#### [GIVEN TASK]
Nothing outside the lines from the one containing "Clone this diagram in TikZ." through the one containing "(0,0) rectangle (857,-586);" should be copied, and no pictures either. Copy those lines exactly.

#### [SUPPLIED DATA]
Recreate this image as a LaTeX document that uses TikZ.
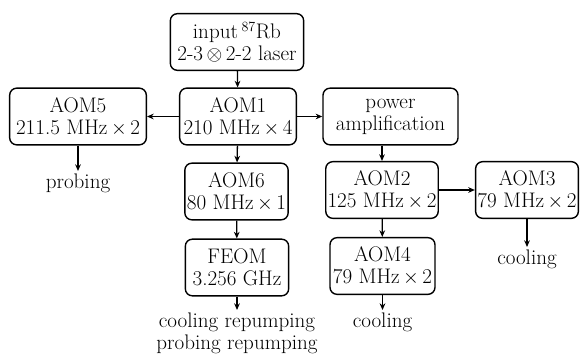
\documentclass[tikz,border=0pt]{standalone}
\usepackage{amsmath,amssymb}
\usepackage{tikz}
\usetikzlibrary{arrows.meta, positioning}

\begin{document}
\begin{tikzpicture}[
  x=0.03cm, y=-0.03cm,
  >={Stealth[length=2mm, width=1.7mm]},
  every node/.style={font=\fontsize{18}{18.6}\selectfont},
  aombox/.style={draw=black, line width=1.2pt, rounded corners=6pt, align=center,
                 inner xsep=1.5pt, minimum height=1.7cm},
  outtxt/.style={align=center, inner sep=2pt, anchor=north},
  flow/.style={->, line width=1.1pt}
]
\useasboundingbox (0,0) rectangle (580,354);
% source and first modulator
\node[aombox, minimum width=4.0cm] (laser) at (237,42)
  {input\,$^{87}$Rb\\2-3\,$\otimes$\,2-2 laser};
\node[aombox, minimum width=3.5cm] (aom1) at (238,116.5) {AOM1\\210 MHz\,$\times$\,4};
\node[aombox, minimum width=4.1cm] (aom5) at (78,116.5) {AOM5\\211.5 MHz\,$\times$\,2};
\node[aombox, minimum width=4.05cm] (amp) at (390.5,116.5) {power\\amplification};
% repumping branch
\node[aombox, minimum width=3.1cm] (aom6) at (236.5,191.5) {AOM6\\80 MHz\,$\times$\,1};
\node[aombox, minimum width=3.1cm] (feom) at (237,267.5) {FEOM\\3.256 GHz};
% cooling branch
\node[aombox, minimum width=3.3cm] (aom2) at (382,190) {AOM2\\125 MHz\,$\times$\,2};
\node[aombox, minimum width=3.15cm] (aom4) at (382.5,266) {AOM4\\79 MHz\,$\times$\,2};
\node[aombox, minimum width=3.05cm] (aom3) at (527,190) {AOM3\\79 MHz\,$\times$\,2};
% outputs
\node[outtxt] (probe) at (78,171) {probing};
\node[outtxt] (repump) at (237,310) {cooling repumping\\probing repumping};
\node[outtxt] (cool4) at (382.5,310) {cooling};
\node[outtxt] (cool3) at (527,247) {cooling};
\draw[flow] (laser) -- (aom1);
\draw[flow] (aom1) -- (aom5);
\draw[flow] (aom1) -- (amp);
\draw[flow] (aom1) -- (aom6);
\draw[flow] (aom6) -- (feom);
\draw[flow] (feom) -- (repump);
\draw[flow] (aom5) -- (probe);
\draw[flow] (amp.south -| aom2.north) -- (aom2.north);
\draw[flow] (aom2) -- (aom3);
\draw[flow] (aom2) -- (aom4);
\draw[flow] (aom4) -- (cool4);
\draw[flow] (aom3) -- (cool3);
\end{tikzpicture}
\end{document}
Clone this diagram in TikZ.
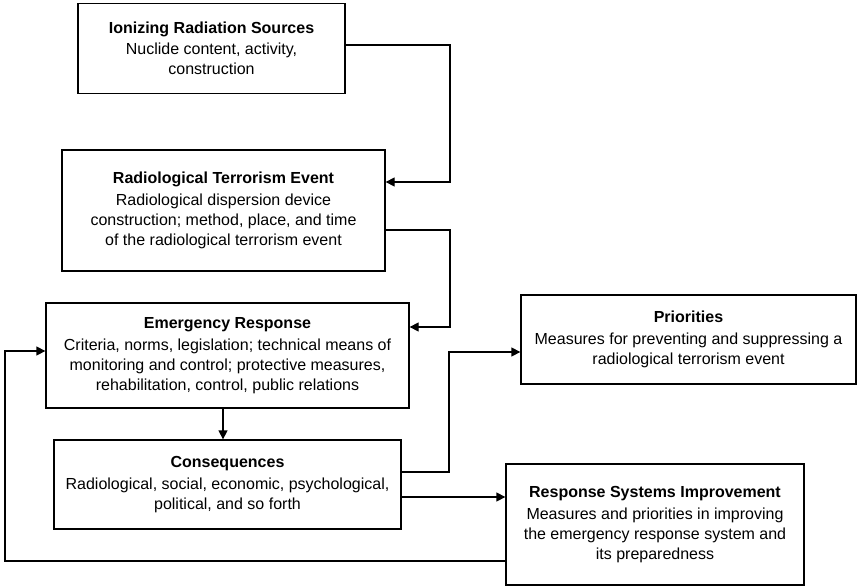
\documentclass[tikz,border=0pt]{standalone}
\usepackage{fontspec}
\setmainfont{Liberation Sans}
\usetikzlibrary{arrows.meta}
\begin{document}
\begin{tikzpicture}[x=1pt,y=1pt,
  box/.style={draw,line width=1.3pt,rectangle,align=center,inner sep=0pt,
    font=\fontsize{16}{20}\selectfont},
  arr/.style={line width=1.3pt,-{Triangle[length=9pt,width=9pt]}}]
\useasboundingbox (0,0) rectangle (857,-586);

\node[box,minimum width=267pt,minimum height=90pt] (src) at (211.5,-48.5)
  {\textbf{Ionizing Radiation Sources}\\[1.5pt]Nuclide content, activity,\\construction};
\node[box,minimum width=323pt,minimum height=121pt] (evt) at (223.5,-210.5)
  {\textbf{Radiological Terrorism Event}\\[1.5pt]Radiological dispersion device\\construction; method, place, and time\\of the radiological terrorism event};
\node[box,minimum width=363pt,minimum height=105pt] (resp) at (227.5,-355.5)
  {\textbf{Emergency Response}\\[1.5pt]Criteria, norms, legislation; technical means of\\monitoring and control; protective measures,\\rehabilitation, control, public relations};
\node[box,minimum width=347pt,minimum height=89pt] (cons) at (227.5,-484.5)
  {\textbf{Consequences}\\[1.5pt]Radiological, social, economic, psychological,\\political, and so forth};
\node[box,minimum width=335pt,minimum height=89pt] (prio) at (688.5,-339.5)
  {\textbf{Priorities}\\[1.5pt]Measures for preventing and suppressing a\\radiological terrorism event};
\node[box,minimum width=298pt,minimum height=121pt] (rsi) at (655,-524.5)
  {\textbf{Response Systems Improvement}\\[1.5pt]Measures and priorities in improving\\the emergency response system and\\its preparedness};

% sources feed the event
\draw[arr] ([yshift=3.5pt]src.east) -| (450,-182) -- ([yshift=28.5pt]evt.east);
% event triggers the response
\draw[arr] ([yshift=-19.5pt]evt.east) -| (450,-327) -- ([yshift=28.5pt]resp.east);
% response leads to consequences
\draw[arr] ([xshift=-4.5pt]resp.south) -- ([xshift=-4.5pt]cons.north);
% consequences inform priorities
\draw[arr] ([yshift=12.5pt]cons.east) -| (449,-352) -- ([yshift=-12.5pt]prio.west);
% consequences drive improvement
\draw[arr] ([yshift=-12.5pt]cons.east) -- ([yshift=27.5pt]rsi.west);
% improvement loops back to the response
\draw[arr] ([yshift=-36.5pt]rsi.west) -| (5,-351) -- ([yshift=4.5pt]resp.west);
\end{tikzpicture}
\end{document}
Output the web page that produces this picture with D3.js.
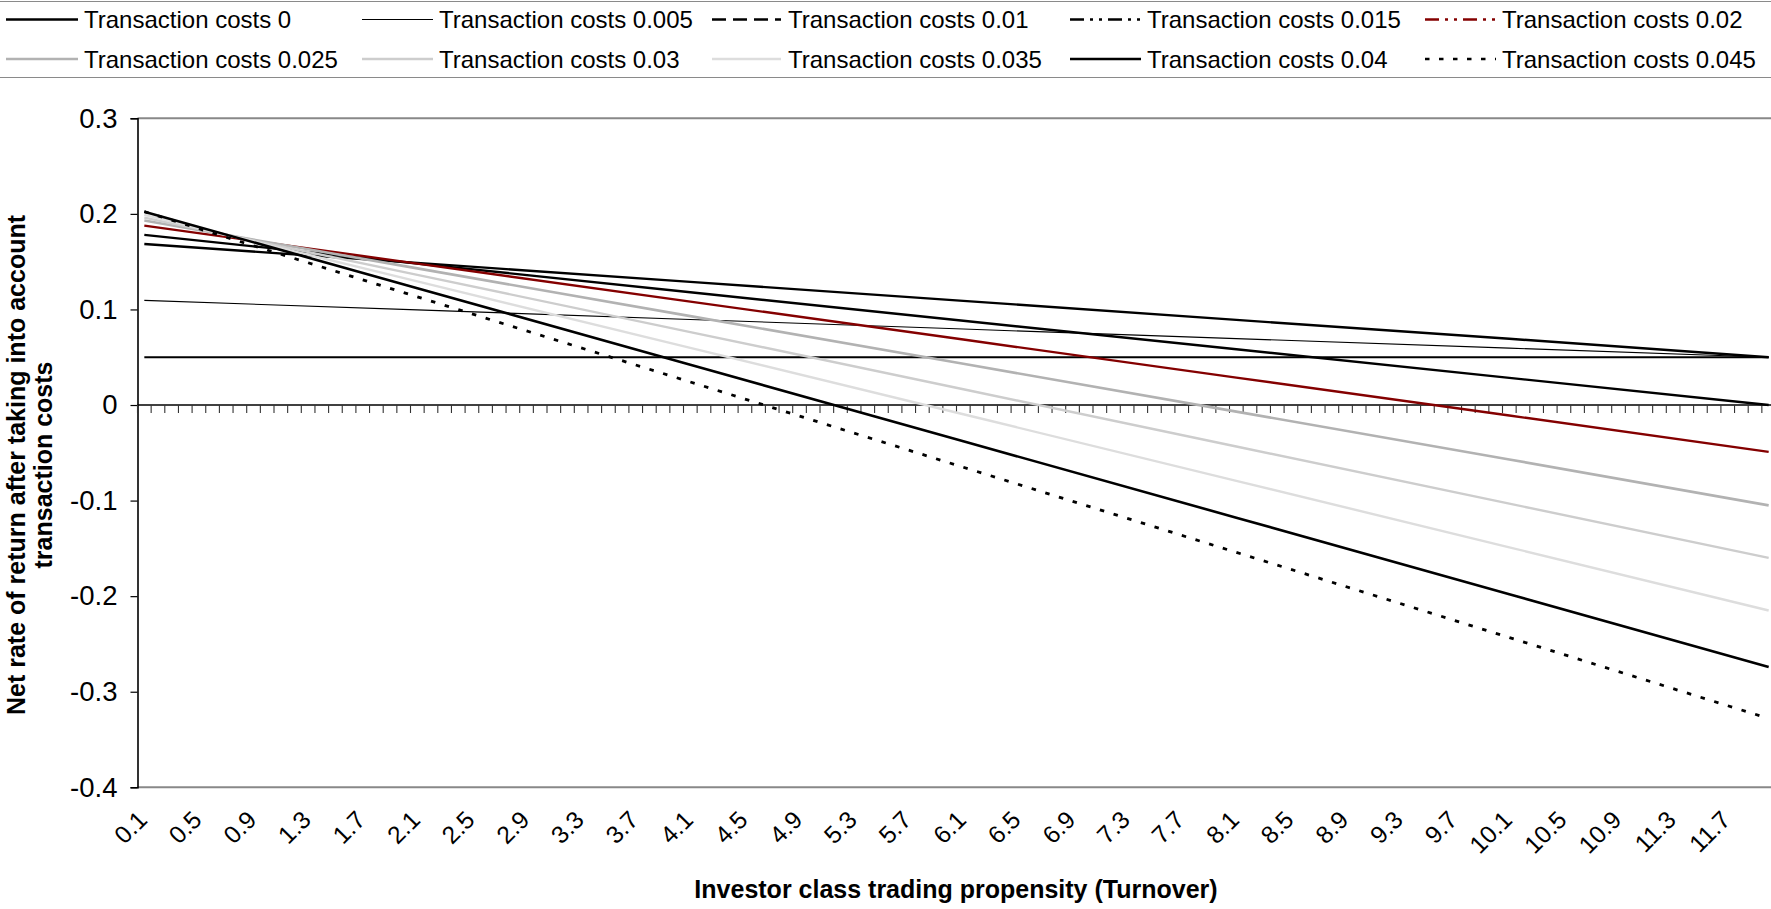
<!DOCTYPE html>
<html><head><meta charset="utf-8">
<script src="https://cdn.jsdelivr.net/npm/d3@7"></script>
<style>
body{margin:0;background:#fff;}
svg{display:block;}
text{font-family:"Liberation Sans",Arial,sans-serif;fill:#000;}
</style>
</head><body>
<svg id="chart" width="1771" height="909"></svg>
<script>
// ---- data ----
// category axis: turnover 0.1 ... 12.0
const categories = d3.range(1, 121).map(i => (i / 10).toFixed(1));
const xTickLabels = ["0.1","0.5","0.9","1.3","1.7","2.1","2.5","2.9","3.3","3.7","4.1","4.5","4.9","5.3","5.7","6.1","6.5","6.9","7.3","7.7","8.1","8.5","8.9","9.3","9.7","10.1","10.5","10.9","11.3","11.7"];
const yTickValues = [-0.4, -0.3, -0.2, -0.1, 0, 0.1, 0.2, 0.3];
const sampleTurnover = ["0.1","2.1","4.1","6.1","8.1","10.1","12.0"];
const seriesNames = ["Transaction costs 0","Transaction costs 0.005","Transaction costs 0.01","Transaction costs 0.015","Transaction costs 0.02","Transaction costs 0.025","Transaction costs 0.03","Transaction costs 0.035","Transaction costs 0.04","Transaction costs 0.045"];
const tc0    = [0.050, 0.050, 0.050, 0.050, 0.050, 0.050, 0.050];
const tc0005 = [0.1095, 0.0995, 0.0895, 0.0795, 0.0695, 0.0595, 0.050];
const tc001  = [0.1685, 0.1487, 0.1288, 0.1090, 0.0891, 0.0693, 0.050];
const tc0015 = [0.178, 0.148, 0.118, 0.0882, 0.0583, 0.0284, 0.000];
const tc002  = [0.1877, 0.1480, 0.1082, 0.0685, 0.0287, -0.0110, -0.049];
const tc0025 = [0.193, 0.143, 0.0930, 0.0431, -0.0069, -0.0570, -0.105];
const tc003  = [0.196, 0.1362, 0.0763, 0.0165, -0.0434, -0.1032, -0.160];
const tc0035 = [0.199, 0.1294, 0.0598, -0.0097, -0.0793, -0.1489, -0.215];
const tc004  = [0.2023, 0.1222, 0.0422, -0.0379, -0.1179, -0.1980, -0.274];
const tc0045 = [0.2023, 0.1132, 0.0241, -0.0651, -0.1542, -0.2433, -0.328];
const seriesValues = [tc0, tc0005, tc001, tc0015, tc002, tc0025, tc003, tc0035, tc004, tc0045];

// ---- styles ----
const styles = [
  {color:"#000", w:2.2, dash:null, legendDash:null},
  {color:"#000", w:1.1, dash:null, legendDash:null},
  {color:"#000", w:2.4, dash:null, legendDash:"14,7"},
  {color:"#000", w:2.4, dash:null, legendDash:"14,6,3,6,3,6"},
  {color:"#840000", w:2.4, dash:null, legendDash:"14,6,3,6,3,6"},
  {color:"#b2b2b2", w:2.6, dash:null, legendDash:null},
  {color:"#cdcdcd", w:2.4, dash:null, legendDash:null},
  {color:"#dddddd", w:2.4, dash:null, legendDash:null},
  {color:"#000", w:2.6, dash:null, legendDash:null},
  {color:"#000", w:2.8, dash:"4.5,9.8", legendDash:"4.5,9.5"}
];

const svg = d3.select("#chart");
const W = 1771, H = 909;
const plotLeft = 137.5, catStep = 13.65;
const x = d3.scaleBand().domain(categories).range([plotLeft, plotLeft + categories.length * catStep]).padding(0);
const y = d3.scaleLinear().domain([-0.4, 0.3]).range([787.3, 118.3]);
const cx = c => x(c) + x.bandwidth() / 2;

// ---- legend ----
svg.append("line").attr("x1", 0).attr("x2", W).attr("y1", 1.5).attr("y2", 1.5).attr("stroke", "#8a8a8a").attr("stroke-width", 1.2);
svg.append("line").attr("x1", 0).attr("x2", W).attr("y1", 77.5).attr("y2", 77.5).attr("stroke", "#8a8a8a").attr("stroke-width", 1.2);
const legCols = [{x0:6,x1:78,tx:84},{x0:362,x1:433,tx:439},{x0:712,x1:781,tx:788},{x0:1070,x1:1141,tx:1147},{x0:1425,x1:1496,tx:1502}];
const legRows = [19.5, 59];
seriesNames.forEach((name, i) => {
  const col = legCols[i % 5], row = legRows[Math.floor(i / 5)];
  const st = styles[i];
  const g = svg.append("g");
  g.append("line").attr("x1", col.x0).attr("x2", col.x1).attr("y1", row).attr("y2", row)
    .attr("stroke", st.color).attr("stroke-width", i === 1 ? 1.2 : 2.6)
    .attr("stroke-dasharray", st.legendDash);
  g.append("text").attr("x", col.tx).attr("y", row).attr("dy", "0.36em")
    .attr("font-size", 24).text(name);
});

// ---- plot frame ----
svg.append("line").attr("x1", plotLeft).attr("x2", W).attr("y1", y(0.3)).attr("y2", y(0.3)).attr("stroke", "#888").attr("stroke-width", 2);
svg.append("line").attr("x1", plotLeft).attr("x2", W).attr("y1", y(-0.4)).attr("y2", y(-0.4)).attr("stroke", "#888").attr("stroke-width", 2);

// y axis
const yAxis = d3.axisLeft(y).tickValues(yTickValues).tickSize(7).tickPadding(13)
  .tickFormat(d => String(+d.toFixed(1)));
const gy = svg.append("g").attr("transform", `translate(${plotLeft},0)`).call(yAxis);
gy.select(".domain").attr("stroke", "#000").attr("stroke-width", 1.6);
gy.selectAll(".tick line").attr("stroke", "#000").attr("stroke-width", 1.2);
gy.selectAll(".tick text").attr("font-size", 27.5).attr("font-family", '"Liberation Sans",Arial,sans-serif').attr("fill", "#000");

// x (category) axis at y = 0
const y0 = y(0);
svg.append("line").attr("x1", plotLeft).attr("x2", W).attr("y1", y0).attr("y2", y0).attr("stroke", "#000").attr("stroke-width", 1.3);
const tickXs = categories.map(c => x(c)).concat([x.range()[1]]);
svg.append("g").selectAll("line").data(tickXs).join("line")
  .attr("x1", d => d).attr("x2", d => d).attr("y1", y0).attr("y2", y0 + 8)
  .attr("stroke", "#333").attr("stroke-width", 1.1);

// x tick labels (rotated)
svg.append("g").selectAll("text").data(xTickLabels).join("text")
  .attr("transform", d => `translate(${cx(d) - 2},${815}) rotate(-45)`)
  .attr("text-anchor", "end").attr("dy", "0.36em").attr("font-size", 24.5).text(d => d);

// ---- series ----
const line = d3.line().x(d => cx(d[0])).y(d => y(d[1]));
seriesValues.forEach((vals, i) => {
  const st = styles[i];
  const pts = sampleTurnover.map((t, j) => [t, vals[j]]);
  svg.append("path").datum(pts).attr("d", line)
    .attr("fill", "none").attr("stroke", st.color).attr("stroke-width", st.w)
    .attr("stroke-dasharray", st.dash).attr("stroke-linejoin", "round");
});

// ---- titles ----
const yt = svg.append("text").attr("transform", "translate(0,465) rotate(-90)")
  .attr("text-anchor", "middle").attr("font-weight", "bold").attr("font-size", 25);
yt.append("tspan").attr("x", 0).attr("y", 25).text("Net rate of return after taking into account");
yt.append("tspan").attr("x", 0).attr("y", 52).text("transaction costs");

svg.append("text").attr("x", 956).attr("y", 898).attr("text-anchor", "middle")
  .attr("font-weight", "bold").attr("font-size", 25).text("Investor class trading propensity (Turnover)");
</script>
</body></html>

#### [RESPONSE TO THE EXERCISE]
Clone this diagram in TikZ.
\documentclass[tikz,border=0pt]{standalone}
\usepackage{fontspec}
\setmainfont{Liberation Sans}
\usetikzlibrary{arrows.meta}
\begin{document}
\begin{tikzpicture}[x=1pt,y=1pt,
  box/.style={draw,line width=1.3pt,rectangle,align=center,inner sep=0pt,
    font=\fontsize{16}{20}\selectfont},
  arr/.style={line width=1.3pt,-{Triangle[length=9pt,width=9pt]}}]
\useasboundingbox (0,0) rectangle (857,-586);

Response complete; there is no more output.